Why was he wrong? Because his stereo got dramatically better, so much better that he could see how mistaken he was about a Japanese pressing he thought for sure was made from the master tape. Now it sounds dubby. It was always dubby; he just hadn’t gotten his system, room, electricity, setup and who knows what else to the point where the true nature of that copy could be revealed.
Robert revisited a record he was sure he knew well, well enough to rave about on his blog, and found out things had changed — apparently quite a lot! — while he wasn’t looking.
A great deal of audio progress had been made, and that audio progress is what allowed Robert to also make some progress on the record collecting front, a win-win if every there was one. Congratulations are in order.
We here at Better Records live with this reality every day. Our mea culpas are occassioned by the shootouts we do for the same records over and over again, which is what allows us to discover even better pressings of albums than the ones we thought were the best. It’s surely the most rewarding part of the job.
Please to enjoy the lessons Robert learned.
I wrote about a similar experience I had myself back in the early-2000s.
If presently you are the happy owner of many Japanese pressings, perhaps now would be a good time to pull them out and play them.
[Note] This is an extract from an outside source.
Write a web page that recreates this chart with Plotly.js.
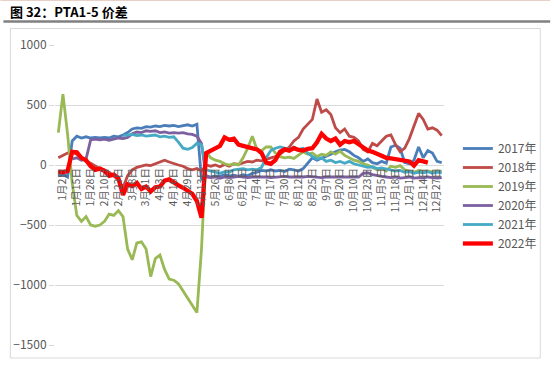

Very few master tapes went to Japan, and, as a result, most Japanese pressings in our experience sound like they are made from copy tapes, which of course they are.
Some of them have the potential for top quality sound, but most do not.
If your stereo is not revealing enough to show you their shortcomings, the way Robert’s was not revealing enough just five years ago, please take his advice and make the kinds of changes he has made.
The steps you take next will be the most satisfactory of all. Now you can clear the shelves of all your second- and third-tier records, which, of course, will not be limited to Japanese pressings, but should in fact include most of your Heavy Vinyl LPs, if not all of them. Let the culling begin!